● GIVEN TASK
What follows is a set of records; restate each one word for word and drop the pictures.

● DATA SHOWN
————————

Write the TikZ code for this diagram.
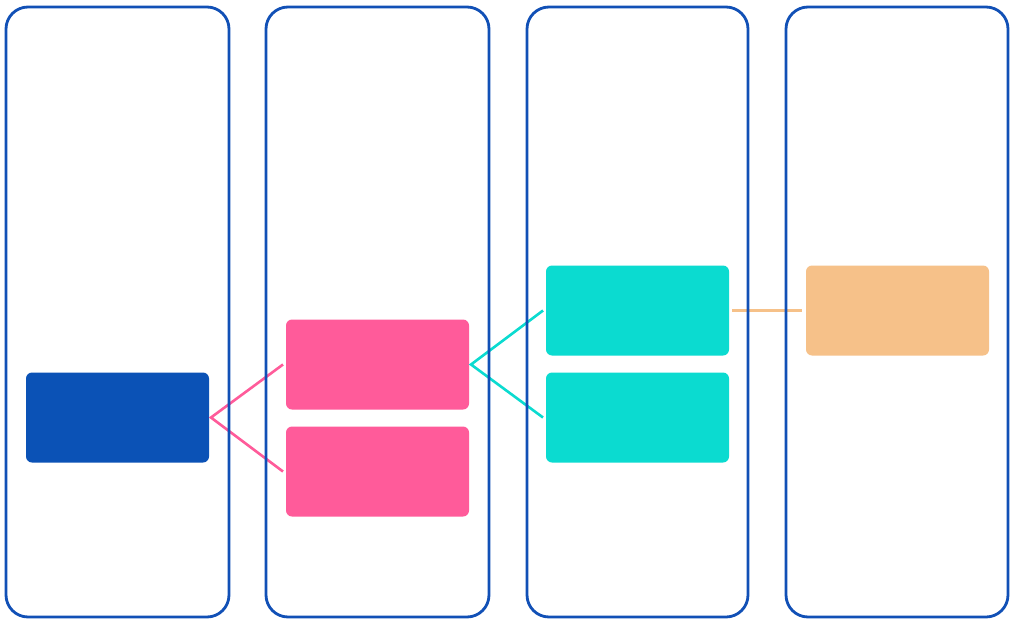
\documentclass[tikz,border=0pt]{standalone}
\definecolor{laneblue}{HTML}{1150B6}
\definecolor{boxblue}{HTML}{0B52B6}
\definecolor{boxpink}{HTML}{FF5B9A}
\definecolor{boxteal}{HTML}{0BDBD0}
\definecolor{boxorange}{HTML}{F6C189}
\begin{document}
\begin{tikzpicture}[x=1pt,y=-1pt,
  lane/.style={draw=laneblue,line width=2.8pt,rounded corners=22pt,minimum height=610pt,inner sep=0pt,outer sep=0pt},
  card/.style={rounded corners=6pt,minimum width=183pt,minimum height=90pt,inner sep=0pt,outer sep=0pt},
  link/.style={line width=2.6pt}]
\fill[white] (0,0) rectangle (1014,623);
\useasboundingbox (0,0) rectangle (1014,623);
\node[card,fill=boxblue] (b) at (117.5,417.5) {};
\node[card,fill=boxpink] (p1) at (377.5,364.5) {};
\node[card,fill=boxpink] (p2) at (377.5,471.5) {};
\node[card,fill=boxteal] (t1) at (637.5,310.5) {};
\node[card,fill=boxteal] (t2) at (637.5,417.5) {};
\node[card,fill=boxorange] (o) at (897.5,310.5) {};
\draw[link,draw=boxpink] ([xshift=-3pt]p1.west) -- ([xshift=2pt]b.east) -- ([xshift=-3pt]p2.west);
\draw[link,draw=boxteal] ([xshift=-3pt]t1.west) -- ([xshift=2pt]p1.east) -- ([xshift=-3pt]t2.west);
\draw[link,draw=boxorange] ([xshift=3pt]t1.east) -- ([xshift=-4pt]o.west);
\node[lane,minimum width=223pt] (l1) at (117.5,312) {};
\node[lane,minimum width=223pt] (l2) at (377.5,312) {};
\node[lane,minimum width=221pt] (l3) at (637.5,312) {};
\node[lane,minimum width=222pt] (l4) at (897,312) {};
\end{tikzpicture}
\end{document}
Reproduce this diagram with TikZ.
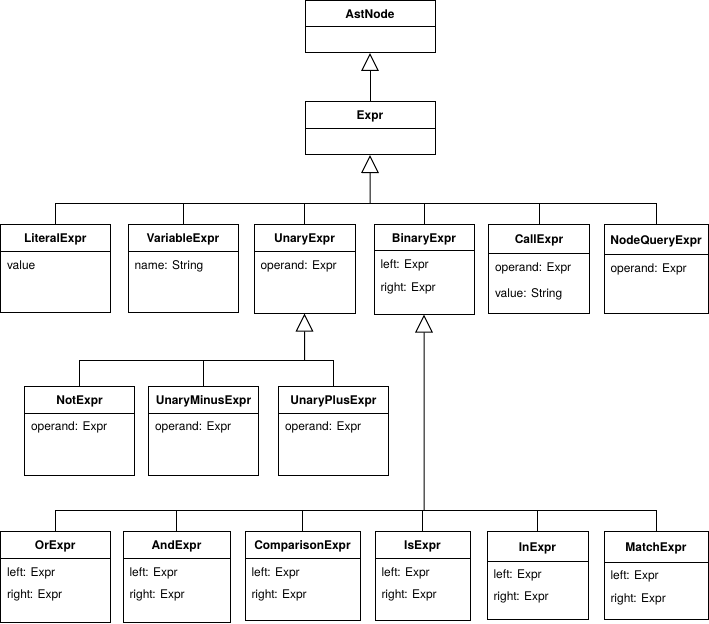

————————

● EXERCISE SOLUTION
Write the TikZ code for this diagram.
\documentclass[tikz,border=0pt]{standalone}
\definecolor{laneblue}{HTML}{1150B6}
\definecolor{boxblue}{HTML}{0B52B6}
\definecolor{boxpink}{HTML}{FF5B9A}
\definecolor{boxteal}{HTML}{0BDBD0}
\definecolor{boxorange}{HTML}{F6C189}
\begin{document}
\begin{tikzpicture}[x=1pt,y=-1pt,
  lane/.style={draw=laneblue,line width=2.8pt,rounded corners=22pt,minimum height=610pt,inner sep=0pt,outer sep=0pt},
  card/.style={rounded corners=6pt,minimum width=183pt,minimum height=90pt,inner sep=0pt,outer sep=0pt},
  link/.style={line width=2.6pt}]
\fill[white] (0,0) rectangle (1014,623);
\useasboundingbox (0,0) rectangle (1014,623);
\node[card,fill=boxblue] (b) at (117.5,417.5) {};
\node[card,fill=boxpink] (p1) at (377.5,364.5) {};
\node[card,fill=boxpink] (p2) at (377.5,471.5) {};
\node[card,fill=boxteal] (t1) at (637.5,310.5) {};
\node[card,fill=boxteal] (t2) at (637.5,417.5) {};
\node[card,fill=boxorange] (o) at (897.5,310.5) {};
\draw[link,draw=boxpink] ([xshift=-3pt]p1.west) -- ([xshift=2pt]b.east) -- ([xshift=-3pt]p2.west);
\draw[link,draw=boxteal] ([xshift=-3pt]t1.west) -- ([xshift=2pt]p1.east) -- ([xshift=-3pt]t2.west);
\draw[link,draw=boxorange] ([xshift=3pt]t1.east) -- ([xshift=-4pt]o.west);
\node[lane,minimum width=223pt] (l1) at (117.5,312) {};
\node[lane,minimum width=223pt] (l2) at (377.5,312) {};
\node[lane,minimum width=221pt] (l3) at (637.5,312) {};
\node[lane,minimum width=222pt] (l4) at (897,312) {};
\end{tikzpicture}
\end{document}
Reproduce this diagram with TikZ.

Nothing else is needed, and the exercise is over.